If you've read my writing before now, you'll know I continuously advocate for strong mental health and emotional intelligence. I do this because it's crucial to living as a healthy human being in society. So rule #7 is to remain calm because slowing your heart rate down in a stressful situation might be the difference in making crucial decisions. Fight, flight, or freeze are not just ways to describe how people react to adversity. These principles are based on the chemicals that rush through the brain during moments of increased anxiety.



When faced with a situation affecting your health or safety, your eyes and ears send signals to your amygdala—or the part of the brain that involves processing emotions. If the situation before you is catastrophic enough, the amygdala sends a distress signal to the hypothalamus. You can think of the hypothalamus as the crisis command center, talking to other parts of the body through the nervous system, which is broken into two parts: the sympathetic nervous system and the parasympathetic nervous system.

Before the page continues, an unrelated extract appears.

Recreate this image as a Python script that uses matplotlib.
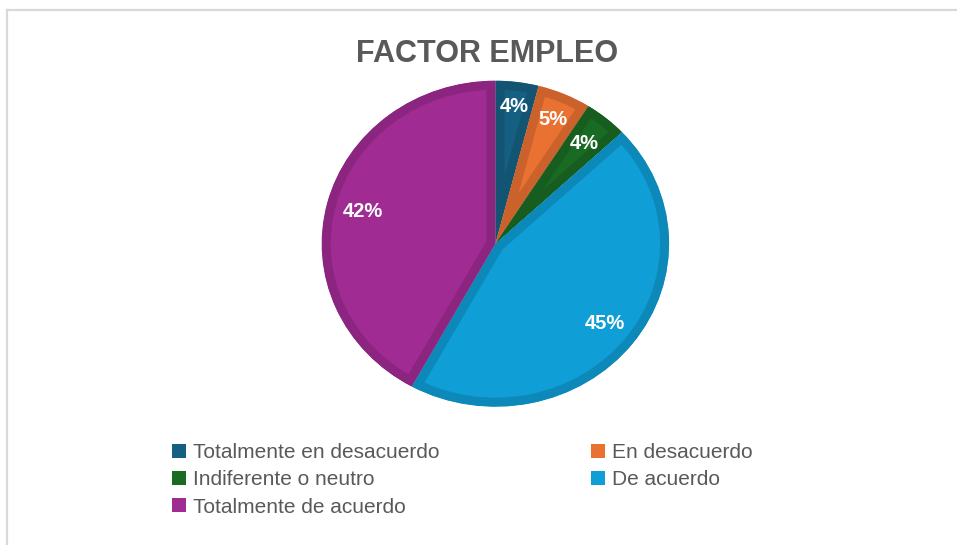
import matplotlib
matplotlib.use("agg")
import matplotlib.pyplot as plt
import numpy as np
from matplotlib.patches import Rectangle
from matplotlib.lines import Line2D
from matplotlib.colors import to_rgb

# data
categories = ["Totalmente en desacuerdo", "En desacuerdo", "Indiferente o neutro",
              "De acuerdo", "Totalmente de acuerdo"]
values = [4, 5, 4, 45, 42]
colors = ["#156082", "#E97132", "#196B24", "#0F9ED5", "#A02B93"]
title = "FACTOR EMPLEO"

# where each percentage label sits (fraction of radius)
label_r = [0.85, 0.83, 0.80, 0.80, 0.79]

W, H = 957, 545
fig = plt.figure(figsize=(W / 100, H / 100), dpi=100)

# light frame (left and top edges visible)
fig.add_artist(Line2D([7 / W, 7 / W], [0, 1 - 10 / H], color="#d9d9d9", lw=1.6,
                      transform=fig.transFigure))
fig.add_artist(Line2D([7 / W, 1], [1 - 10 / H, 1 - 10 / H], color="#d9d9d9", lw=1.6,
                      transform=fig.transFigure))

# pie axes (slightly stretched horizontally, like the source screenshot)
cx, cy, rx, ry = 495.4, 243.7, 173.7, 163.0
ax = fig.add_axes([(cx - rx) / W, 1 - (cy + ry) / H, 2 * rx / W, 2 * ry / H])


def darker(c, f=0.87):
    r, g, b = to_rgb(c)
    return (r * f, g * f, b * f)


wedges, texts, autotexts = ax.pie(
    values, colors=colors, startangle=90, counterclock=False,
    autopct="%1.0f%%", pctdistance=0.81, radius=1.0,
    textprops=dict(color="white", fontsize=14.5, fontweight="bold",
                   family="Liberation Sans"))
for w, c in zip(wedges, colors):
    w.set_edgecolor(darker(c))
    w.set_linewidth(13)
    w.set_clip_on(True)
    w.set_clip_path(w)
    w.set_clip_box(None)

for w, t, r in zip(wedges, autotexts, label_r):
    mid = np.deg2rad((w.theta1 + w.theta2) / 2)
    t.set_position((r * np.cos(mid), r * np.sin(mid)))

ax.set_aspect("auto")
ax.set_xlim(-1, 1)
ax.set_ylim(-1, 1)
ax.axis("off")

fig.text(487 / W, 1 - 61.5 / H, title, ha="center", va="baseline",
         fontsize=22, fontweight="bold", color="#595959", family="Liberation Sans")

# legend, row-major order like the reference
handles = [Rectangle((0, 0), 1, 1, facecolor=c, edgecolor="none") for c in colors]
order = [0, 2, 4, 1, 3]
leg = fig.legend([handles[i] for i in order], [categories[i] for i in order],
                 ncol=2, loc="upper left", bbox_to_anchor=(172 / W, 1 - 443 / H),
                 frameon=False, borderpad=0, borderaxespad=0,
                 handlelength=0.65, handleheight=0.65, handletextpad=0.35,
                 columnspacing=7.3, labelspacing=0.4,
                 prop=dict(family="Liberation Sans", size=15))
for t in leg.get_texts():
    t.set_color("#595959")

fig.savefig("out.png", dpi=100)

The sympathetic nervous system boosts energy (or epinephrine) and cortisol (the stress hormone) to aid you in confronting any perceived dangers. In contrast, the parasympathetic nervous system helps to calm you down after the event.


This brief anatomy lesson is only to show you how the body works through a situation and how to disrupt the flow of cortisol to assist you in taking control of your emotions and actions. While it's a complicated technique to teach, learning to control your breathing while continuing to fight your way out of a situation is paramount.


For this section, I have two suggestions. First, start to do thought experiments with increasing levels of emotional complexity. The purpose of a thought experiment is to allow yourself to feel the emotions of a situation without having to experience it in real life. Having stressful situations play out in your head can slightly trick your mind into thinking the problem is happening—people who read fiction or have colorful imaginations will find this task much easier. It takes a certain level of personal awareness to complete.


My other suggestion is to meditate. I'm sure I've lost some people at this point, but that's okay. Meditation not only calms your mind, but it does wonders for your physical body as well. If you learn to settle yourself through the practice of meditation, you will find it easier to remain calm when you're faced with an unpredictable scenario.


Final Thoughts

In the coming years, we'll likely see more and more violent acts as our society inches closer to collapse. It's an unfortunate predicament, but you can prepare by starting with the rules I've created for this article and expanding on them to incorporate situations from your own life. My list of rules is not exhaustive and should be used as a jumping-off point. Of course, when a serious incident occurs, your body will rely on basic instincts, but you can train those instincts to give you a better shot at a positive outcome.


Training could be the difference between life and death. If you've never been in a fight, I recommend taking boxing classes or sparring with someone with some fighting experience. I'm not telling you to go out there and get punched in the nose, but you need to understand the emotions that occur when you're in a fight. When the adrenaline is pumping, you want to have complete control of your thoughts and actions.

The most important thing to remember is rule #1—create distance. I keep harping on it because it's critical to getting yourself out of a bad situation. Continually go back to the first rule when asking yourself how to handle an adverse event. Right now is the time to secure yourself, your family, and your property because there are bad people out there who wish to do you harm, and with ever-increasing cataclysmic world events, they will become brazen in their attacks. Above all else, take care of yourself and your loved ones. I don't know where we're headed, but I hope we all get there safe and sound with our mental health in check.